GIVING SETTLEMENT A CHANCE
Before issuing complaints on unfair labor practice charges, the NLRB typically notifies both sides of its intentions in an effort to encourage a settlement. In response, management lawyers asked the agency to wait until the two sides met with a federal mediator on April 26. In her letter, Fernbach said the NLRB agreed to do so “in furtherance of the Agency’s goal of encouraging pre-complaint settlements of unfair labor practice disputes.”
If the NLRB issues its complaint on April 29 as scheduled, a date for an administrative trial will likely be set at around that time. The Manhattan regional office of the NLRB would prosecute the case, along with Guild lawyers. The NLRB says it wins convictions 90 percent of the time. If the judge sustains the complaint and the decision is upheld on appeal, the company would be ordered to roll back its imposed work rules, restore the terms of the “red book” contract and repay employees the amount the NLRB found it illegally took, plus interest.
The Guild estimates that employees have lost more than $2.4 million a year in compensation because of management’s illegally imposed work rules. The company’s two imposed pay raises, by comparison, each amounted to less than $400,000.

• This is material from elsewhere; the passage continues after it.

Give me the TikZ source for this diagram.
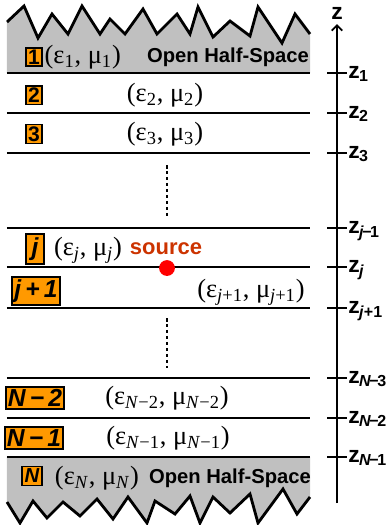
\documentclass[tikz,border=0pt]{standalone}
\usepackage{fontspec}
\setmainfont{Liberation Serif}
\setsansfont{Liberation Sans}
\usepackage{tikz}
\usetikzlibrary{arrows.meta, positioning, calc}
\definecolor{boxorange}{RGB}{255,153,0}
\definecolor{halfgray}{RGB}{192,192,192}
\definecolor{srcred}{RGB}{204,51,0}
\definecolor{dotred}{RGB}{255,0,0}
\newcommand{\epmu}[1]{(ε\textsubscript{#1}, μ\textsubscript{#1})}
\newcommand{\tminus}{\kern-0.9pt−\kern-0.9pt}
\tikzset{
  layerbox/.style={rectangle, draw=black, fill=boxorange, line width=0.9pt, inner sep=1.1pt,
    font=\sffamily\bfseries\fontsize{12}{14}\selectfont},
  widebox/.style={layerbox, inner sep=1.3pt, font=\sffamily\bfseries\itshape\fontsize{14}{16}\selectfont},
  params/.style={inner sep=0pt, font=\fontsize{15}{17}\selectfont},
  halfspace/.style={inner sep=0pt, font=\sffamily\bfseries\fontsize{11.5}{13}\selectfont},
  iface/.style={line width=1.7pt, color=black},
  zig/.style={line width=1.6pt, color=black, line join=miter},
  dotline/.style={line width=1.7pt, color=black, dash pattern=on 2pt off 1.4pt}
}
\begin{document}
\begin{tikzpicture}[x=0.02cm, y=-0.02cm,
  axis/.style={line width=1.1pt, -{Straight Barb[length=3pt, width=6pt]}},
  tick/.style={line width=1.1pt},
  zlabel/.style={anchor=base west, inner sep=0pt, font=\sffamily\bfseries\fontsize{13}{15}\selectfont},
  srcdot/.style={circle, fill=dotred, minimum size=9pt, inner sep=0pt}
]
\useasboundingbox (0,0) rectangle (388,525);
% open half-spaces
\fill[halfgray] (7,73) -- (7,22) -- (24,6) -- (38,38) -- (52,14) -- (68,34) -- (82,6) -- (100,34) -- (110,19) -- (125,34)
  -- (143,9) -- (157,34) -- (177,14) -- (190,34) -- (198,7) -- (213,37) -- (230,21) -- (250,36) -- (258,7)
  -- (282,43) -- (295,14) -- (310,34) -- (310,73) -- cycle;
\draw[zig] (7,22) -- (24,6) -- (38,38) -- (52,14) -- (68,34) -- (82,6) -- (100,34) -- (110,19) -- (125,34)
  -- (143,9) -- (157,34) -- (177,14) -- (190,34) -- (198,7) -- (213,37) -- (230,21) -- (250,36) -- (258,7)
  -- (282,43) -- (295,14) -- (310,34);
\fill[halfgray] (7,457) -- (7,502) -- (20,523) -- (33,501) -- (47,518) -- (63,502) -- (80,516) -- (97,499) -- (113,519)
  -- (128,497) -- (147,523) -- (155,501) -- (175,514) -- (190,496) -- (200,523) -- (213,497) -- (230,513)
  -- (250,494) -- (258,523) -- (283,489) -- (297,514) -- (310,497) -- (310,457) -- cycle;
\draw[zig] (7,502) -- (20,523) -- (33,501) -- (47,518) -- (63,502) -- (80,516) -- (97,499) -- (113,519)
  -- (128,497) -- (147,523) -- (155,501) -- (175,514) -- (190,496) -- (200,523) -- (213,497) -- (230,513)
  -- (250,494) -- (258,523) -- (283,489) -- (297,514) -- (310,497);
% interfaces and z axis
\coordinate (ax0) at (337,503);
\coordinate (ax1) at (337,24);
\draw[axis] (ax0) -- (ax1);
\node[zlabel, anchor=base] (ztop) at (337,19) {z};
\foreach \y/\lbl in {73/1, 113/2, 153/3, 228/{\textit{j}\tminus1}, 267/\textit{j}, 308/{\textit{j}+1},
    378/{\textit{N}\tminus3}, 418/{\textit{N}\tminus2}, 457/{\textit{N}\tminus1}} {
  \draw[iface] (7,\y) -- (310,\y);
  \draw[tick] (327,\y) -- (347,\y);
  \node[zlabel] (z\y) at (348,\y+5) {z\kern-0.3pt\textsubscript{\lbl}};
}
% layers
\node[layerbox] (B1) at (34,57) {1};
\node[params, right=1pt of B1] (P1) {\epmu{1}};
\node[halfspace] (H1) at (228,57) {Open Half-Space};
\node[layerbox] (B2) at (34,95) {2};
\node[params] (P2) at (165,95) {\epmu{2}};
\node[layerbox] (B3) at (34,134) {3};
\node[params] (P3) at (165,134) {\epmu{3}};
\coordinate (dA1) at (167,165);
\coordinate (dA2) at (167,218);
\draw[dotline] (dA1) -- (dA2);
\node[widebox, minimum width=10pt, minimum height=17pt] (Bj) at (35,249) {j};
\node[params] (Pj) at (88,250) {\epmu{\textit{j}}};
\node[halfspace, color=srcred, font=\sffamily\bfseries\fontsize{12.5}{14}\selectfont] (src) at (166,249) {source};
\node[srcdot] (S) at (167,268) {};
\node[widebox] (Bj1) at (36,291) {j\,+\,1};
\node[params] (Pj1) at (251,292) {\epmu{\textit{j}+1}};
\coordinate (dB1) at (167,318);
\coordinate (dB2) at (167,368);
\draw[dotline] (dB1) -- (dB2);
\node[widebox] (BN2) at (35,398) {N\,−\,2};
\node[params] (PN2) at (167,398) {\epmu{\textit{N}−2}};
\node[widebox] (BN1) at (34,438) {N\,−\,1};
\node[params] (PN1) at (168,438) {\epmu{\textit{N}−1}};
\node[layerbox, inner sep=1.5pt, font=\sffamily\bfseries\itshape\fontsize{11.5}{13}\selectfont] (BN) at (32,476) {N};
\node[params] (PN) at (97,478) {\epmu{\textit{N}}};
\node[halfspace] (HN) at (230,478) {Open Half-Space};
\end{tikzpicture}
\end{document}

GUILD SUGGESTS MEDIATED TALKS
Management agreed to the Guild’s suggestion to pursue mediation after nearly two months of wrangling. We first suggested non-binding mediation on February 18 in an attempt to get a fair deal. Management’s outside lawyers, of course, didn’t take to the idea, and put up road block after road block.
Management lawyers rejected the first private mediator we picked, Martin Scheinman, a highly respected New York area labor mediator and arbitrator, who has mediated scores of difficult disputes. As an arbitrator in two separate contract interpretation disputes between the Guild and Reuters, he ruled in the company’s favor both times.
After management rejected Scheinman, we offered a slate of distinguished independent mediators, and asked the management team to choose one:
John Feerick, a highly credentialed Fordham Law School professor;
Daniel Silverman, a former NLRB Regional Director who received a Distinguished Service Award from President Clinton in 1997;
Michael Gottesman, an expert in employment and labor law at Georgetown University;
John E. Zuccotti, an adjunct professor at both Yale and Columbia law schools ;
Joshua Javits, a veteran mediator who heads a firm specializing in dispute resolution.
We proposed these big legal guns because of the size and complexity of our case. But management’s team shot each of these suggestions down, insisting instead that we meet only with a mediator from the Federal Mediation and Conciliation Service (FMCS).
The Guild then suggested that we appoint a mediation panel composed of the FMCS mediator and any one of the independent mediators we offered (to be chosen by the company’s legal team). Again, no dice. Nothing would do except a solo mediator from FMCS. So, that’s what we agreed to do on April 26.
The Guild and management are currently discussing a neutral location for the meeting.